Banks and the cottage industry of mortgage service companies and foreclosure lawyers also pay rather close attention. A spokeswoman for OneWest Bank acknowledged that an official, confronted with a ream of foreclosure papers, had mistakenly signed for two different banks — just as the Deutsche Bank official did. Deutsche Bank, which declined to let an attorney speak on the record about any of its cases before Justice Schack, e-mailed a PDF of a three-page pamphlet in which it claimed little responsibility for foreclosures, even though the bank’s name is affixed to tens of thousands of such motions. The bank described itself as simply a trustee for investors.

Justice Schack came to his recent prominence by a circuitous path, having worked for 14 years as public school teacher in Brooklyn. He was a union representative and once walked a picket line with his wife, Dilia, who was a teacher, too.
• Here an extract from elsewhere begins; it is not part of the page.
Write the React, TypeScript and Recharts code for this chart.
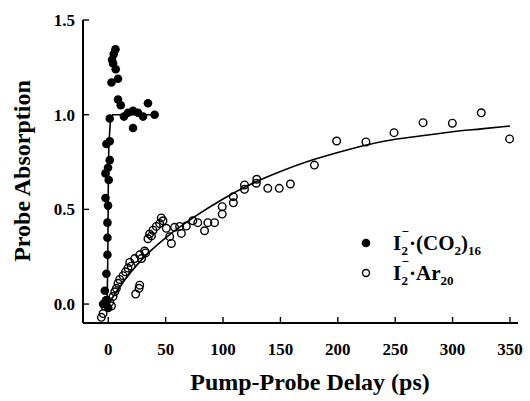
import {
  ComposedChart,
  Scatter,
  Line,
  XAxis,
  YAxis,
  Legend,
} from 'recharts';

// I2-(CO2)16 : filled circles [delay ps, absorption]
const co2Delay = [-4.5, -3, -2, 0, -1.6, -0.7, -0.7, -0.7, -0.2, -2.4, 0.4, -2.4, -0.2, 1.3, -1.6, 1.3, 1.3, 2.8, 3.3, 4.2, 4.8, 6.3, 6.5, 8.5, 8.5, 10.9, 13.7, 17.2, 21.6, 21.6, 25.9, 30.3, 34.6, 40.4];
const co2Abs = [0.0, 0.07, 0.02, -0.02, 0.16, 0.26, 0.35, 0.43, 0.52, 0.56, 0.655, 0.69, 0.72, 0.76, 0.845, 0.86, 0.98, 1.17, 1.29, 1.27, 1.32, 1.345, 1.24, 1.19, 1.08, 1.05, 0.99, 1.01, 1.02, 0.93, 1.01, 0.99, 1.06, 1.0];

// I2-Ar20 : open circles
const arDelay = [-6, -4.5, -3, -1, 1.3, 2.8, 4.2, 5.7, 7.1, 8.5, 10, 12.9, 15, 17.2, 18.7, 20, 23, 23.9, 26.8, 27.4, 27.4, 29, 31.7, 32.6, 34.6, 36, 37.6, 39, 41.9, 44.8, 46.2, 47.7, 50.6, 53.5, 55, 57.8, 62.2, 63.7, 68, 73.7, 78, 83.9, 86.8, 92.6, 99.3, 99.3, 109, 109, 118.7, 118.7, 129, 129.4, 139, 149, 158.7, 179.6, 199, 224.5, 249, 274.3, 299.8, 325, 349.7];
const arAbs = [-0.07, -0.05, -0.01, 0.02, 0.01, -0.01, 0.04, 0.065, 0.083, 0.11, 0.13, 0.15, 0.17, 0.19, 0.22, 0.2, 0.24, 0.053, 0.083, 0.1, 0.26, 0.24, 0.28, 0.27, 0.345, 0.37, 0.36, 0.39, 0.41, 0.425, 0.455, 0.44, 0.4, 0.356, 0.32, 0.405, 0.41, 0.373, 0.412, 0.44, 0.43, 0.387, 0.43, 0.43, 0.475, 0.514, 0.535, 0.567, 0.606, 0.629, 0.638, 0.659, 0.611, 0.611, 0.634, 0.734, 0.861, 0.856, 0.905, 0.958, 0.955, 1.01, 0.872];

// fitted curves
const co2FitDelay = [-1, -0.3, 0, 0.5, 2, 4, 40];
const co2FitAbs = [-0.02, 0.3, 0.6, 0.84, 0.98, 1.0, 1.0];
const arFitDelay = [0, 10, 20, 30, 50, 75, 100, 125, 150, 175, 200, 225, 250, 275, 300, 325, 350];
const arFitAbs = [0, 0.09, 0.17, 0.24, 0.35, 0.46, 0.555, 0.635, 0.7, 0.755, 0.8, 0.84, 0.87, 0.89, 0.91, 0.925, 0.94];

const xTicks = [0, 50, 100, 150, 200, 250, 300, 350];
const yTicks = [0, 0.5, 1.0, 1.5];

const zip = (xs: number[], ys: number[]) => xs.map((x, i) => ({ x, y: ys[i] }));

const co2Data = zip(co2Delay, co2Abs);
const arData = zip(arDelay, arAbs);
const co2Fit = zip(co2FitDelay, co2FitAbs);
const arFit = zip(arFitDelay, arFitAbs);

const FONT = 'Liberation Serif, serif';
const tickStyle = { fill: '#000', fontSize: 17, fontWeight: 'bold', fontFamily: FONT };

const FilledDot = (props: any) => <circle cx={props.cx} cy={props.cy} r={4.3} fill="#000" />;
const OpenDot = (props: any) => (
  <circle cx={props.cx} cy={props.cy} r={3.8} fill="#fff" fillOpacity={0} stroke="#000" strokeWidth={1.4} />
);

const NoTick = () => <g />;

const YTitle = () => (
  <text
    x={22}
    y={171}
    transform="rotate(-90 22 171)"
    textAnchor="middle"
    dominantBaseline="central"
    fontFamily={FONT}
    fontSize={24}
    fontWeight="bold"
    fill="#000"
  >
    Probe Absorption
  </text>
);

const XTitle = () => (
  <text
    x={310}
    y={382}
    textAnchor="middle"
    dominantBaseline="central"
    fontFamily={FONT}
    fontSize={24}
    fontWeight="bold"
    fill="#000"
  >
    Pump-Probe Delay (ps)
  </text>
);

// I2^- label drawn as svg text with stacked sub / superscript
const Formula = ({ y, rest, subs }: { y: number; rest: string[]; subs: boolean[] }) => {
  let dy = 0;
  return (
    <g fontFamily={FONT} fontWeight="bold" fill="#000">
      <text x={37} y={y} fontSize={21}>I</text>
      <text x={45.5} y={y + 5} fontSize={13}>2</text>
      <text x={45.5} y={y - 14} fontSize={13}>−</text>
      <text x={53} y={y} fontSize={21}>
        {rest.map((s, i) => {
          const target = subs[i] ? 5 : 0;
          const shift = target - dy;
          dy = target;
          return (
            <tspan key={i} dy={shift} fontSize={subs[i] ? 13 : 21}>
              {s}
            </tspan>
          );
        })}
      </text>
    </g>
  );
};

const LegendBox = () => (
  <svg width={170} height={72}>
    <circle cx={10} cy={23} r={4.3} fill="#000" />
    <Formula y={30} rest={['·(CO', '2', ')', '16']} subs={[false, true, false, true]} />
    <circle cx={10} cy={53} r={3.5} fill="none" stroke="#000" strokeWidth={1.4} />
    <Formula y={60} rest={['·Ar', '20']} subs={[false, true]} />
  </svg>
);

export default function App() {
  return (
    <div style={{ position: 'absolute', left: 0, top: 0, background: '#fff', fontFamily: FONT }}>
      <ComposedChart
        width={530}
        height={401}
        margin={{ top: 20, right: 12, bottom: 0, left: 0 }}
        style={{ fontFamily: FONT }}
      >
        <XAxis
          xAxisId="b"
          type="number"
          dataKey="x"
          domain={[-22, 357]}
          ticks={xTicks}
          allowDataOverflow
          height={78}
          axisLine={{ stroke: '#000', strokeWidth: 2 }}
          tickLine={{ stroke: '#000', strokeWidth: 1.4 }}
          tickSize={-6}
          tickMargin={26}
          tick={tickStyle}
          label={<XTitle />}
        />
        <XAxis
          xAxisId="t"
          orientation="top"
          type="number"
          dataKey="x"
          domain={[-22, 357]}
          ticks={xTicks}
          allowDataOverflow
          height={0}
          axisLine={{ stroke: '#000', strokeWidth: 2 }}
          tickLine={{ stroke: '#000', strokeWidth: 1.4 }}
          tickSize={-6}
          tick={NoTick}
        />
        <YAxis
          yAxisId="l"
          type="number"
          dataKey="y"
          domain={[-0.1, 1.5]}
          ticks={yTicks}
          allowDataOverflow
          width={83}
          axisLine={{ stroke: '#000', strokeWidth: 2 }}
          tickLine={{ stroke: '#000', strokeWidth: 1.4 }}
          tickSize={-6}
          tickMargin={14}
          tick={tickStyle}
          tickFormatter={(v: number) => v.toFixed(1)}
          label={<YTitle />}
        />
        <YAxis
          yAxisId="r"
          orientation="right"
          type="number"
          dataKey="y"
          domain={[-0.1, 1.5]}
          ticks={yTicks}
          allowDataOverflow
          width={0}
          axisLine={{ stroke: '#000', strokeWidth: 2 }}
          tickLine={{ stroke: '#000', strokeWidth: 1.4 }}
          tickSize={-6}
          tick={NoTick}
        />
        <Line
          xAxisId="b"
          yAxisId="l"
          data={arFit}
          dataKey="y"
          type="monotone"
          stroke="#000"
          strokeWidth={1.6}
          dot={false}
          isAnimationActive={false}
          legendType="none"
        />
        <Line
          xAxisId="b"
          yAxisId="l"
          data={co2Fit}
          dataKey="y"
          type="linear"
          stroke="#000"
          strokeWidth={1.6}
          dot={false}
          isAnimationActive={false}
          legendType="none"
        />
        <Scatter
          xAxisId="b"
          yAxisId="l"
          data={arData}
          dataKey="y"
          shape={OpenDot}
          isAnimationActive={false}
        />
        <Scatter
          xAxisId="b"
          yAxisId="l"
          data={co2Data}
          dataKey="y"
          shape={FilledDot}
          isAnimationActive={false}
        />
        <Legend
          layout="vertical"
          align="center"
          verticalAlign="middle"
          content={<LegendBox />}
          wrapperStyle={{ position: 'absolute', left: 356, top: 220, width: 170 }}
        />
      </ComposedChart>
    </div>
  );
}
All was well until the fiscal crisis of the 1970s.

“Why’d I go to law school?” he said. “Thank Mayor Abe Beame, who froze teacher salaries.”
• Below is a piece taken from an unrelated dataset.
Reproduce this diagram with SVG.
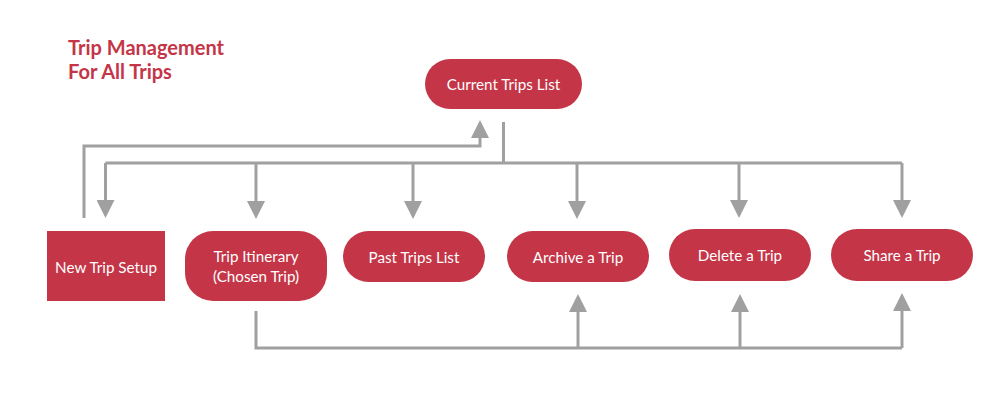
<svg xmlns="http://www.w3.org/2000/svg" width="1008" height="419" viewBox="0 0 1008 419">
<defs>
<style>
.node{fill:#C43547}
.lbl{font-family:Lato,"Liberation Sans",sans-serif;font-size:15.2px;fill:#ffffff;text-anchor:middle;dominant-baseline:central}
.title{font-family:Lato,"Liberation Sans",sans-serif;font-size:20px;font-weight:bold;fill:#C43547}
.ln{fill:none;stroke:#A0A0A0;stroke-width:3}
</style>
<marker id="ah" viewBox="0 0 19 18" refX="0" refY="9" markerWidth="19" markerHeight="18" markerUnits="userSpaceOnUse" orient="auto">
<path d="M0,0 L18,9 L0,18 Z" fill="#A0A0A0"/>
</marker>
</defs>
<rect width="1008" height="419" fill="#ffffff"/>
<g id="title">
<text class="title" x="68" y="55">Trip Management</text>
<text class="title" x="68" y="79">For All Trips</text>
</g>
<g id="connectors">
<path class="ln" d="M84,218 V146 H480 V138" marker-end="url(#ah)"/>
<path class="ln" d="M503.5,122 V163"/>
<path class="ln" d="M105.5,163 H902"/>
<path class="ln" d="M105.5,163 V200" marker-end="url(#ah)"/>
<path class="ln" d="M256,163 V201" marker-end="url(#ah)"/>
<path class="ln" d="M413,163 V201" marker-end="url(#ah)"/>
<path class="ln" d="M577,163 V201" marker-end="url(#ah)"/>
<path class="ln" d="M739,163 V200" marker-end="url(#ah)"/>
<path class="ln" d="M902,163 V200" marker-end="url(#ah)"/>
<path class="ln" d="M256,311 V348 H902"/>
<path class="ln" d="M578,348 V312" marker-end="url(#ah)"/>
<path class="ln" d="M740,348 V312" marker-end="url(#ah)"/>
<path class="ln" d="M902,348 V311" marker-end="url(#ah)"/>
</g>
<g id="current-trips">
<rect class="node" x="425" y="59" width="157" height="50" rx="25"/>
<text class="lbl" x="503.5" y="84">Current Trips List</text>
</g>
<g id="new-trip">
<rect class="node" x="47" y="231" width="118" height="70"/>
<text class="lbl" x="106" y="267">New Trip Setup</text>
</g>
<g id="itinerary">
<rect class="node" x="185" y="231" width="142" height="70" rx="28"/>
<text class="lbl" x="256" y="256">Trip Itinerary</text>
<text class="lbl" x="256" y="276">(Chosen Trip)</text>
</g>
<g id="past-trips">
<rect class="node" x="343" y="231" width="142" height="51" rx="25.5"/>
<text class="lbl" x="414" y="256.5">Past Trips List</text>
</g>
<g id="archive">
<rect class="node" x="507" y="231" width="142" height="51" rx="25.5"/>
<text class="lbl" x="578" y="256.5">Archive a Trip</text>
</g>
<g id="delete">
<rect class="node" x="669" y="229" width="142" height="52" rx="26"/>
<text class="lbl" x="740" y="255">Delete a Trip</text>
</g>
<g id="share">
<rect class="node" x="831" y="229" width="142" height="52" rx="26"/>
<text class="lbl" x="902" y="255">Share a Trip</text>
</g>
</svg>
He was counsel for the Major League Baseball Players Association in the 1980s and ’90s, when it was on a long winning streak against team owners. “It was the millionaires versus the billionaires,” he says. “After a while, I’m sitting there thinking, ‘He’s making $4 million, he’s making $5 million, and I’m worth about $1.98.’ ”

So he dived into a judicial race. He was elected to the Civil Court in 1998 and to the Supreme Court for Brooklyn and Staten Island in 2003. His wife is a Democratic district leader; their daughter, Elaine, is a lawyer and their son, Douglas, a police officer.Justice Schack’s duels with the banks started in 2007 as foreclosures spiked sharply. He saw a plague falling on Brooklyn, particularly its working-class black precincts. “Banks had given out loans structured to fail,” he said.

The judge burrowed into property record databases. He found banks without clear title, and a giant foreclosure law firm, Steven J. Baum, representing two sides in a dispute. He noted that Wells Fargo’s chief executive, John G. Stumpf, made more than $11 million in 2007 while the company’s total returns fell 12 percent. “Maybe,” he advised the bank, “counsel should wonder, like the court, if Mr. Stumpf was unjustly enriched at the expense of W.F.’s stockholders.”

He was, how to say it, mildly appalled. “I’m a guy from the streets of Brooklyn who happens to become a judge,” he said. “I see a bank giving a $500,000 mortgage on a building worth $300,000 and the interest rate is 20 percent and I ask questions, what can I tell you?”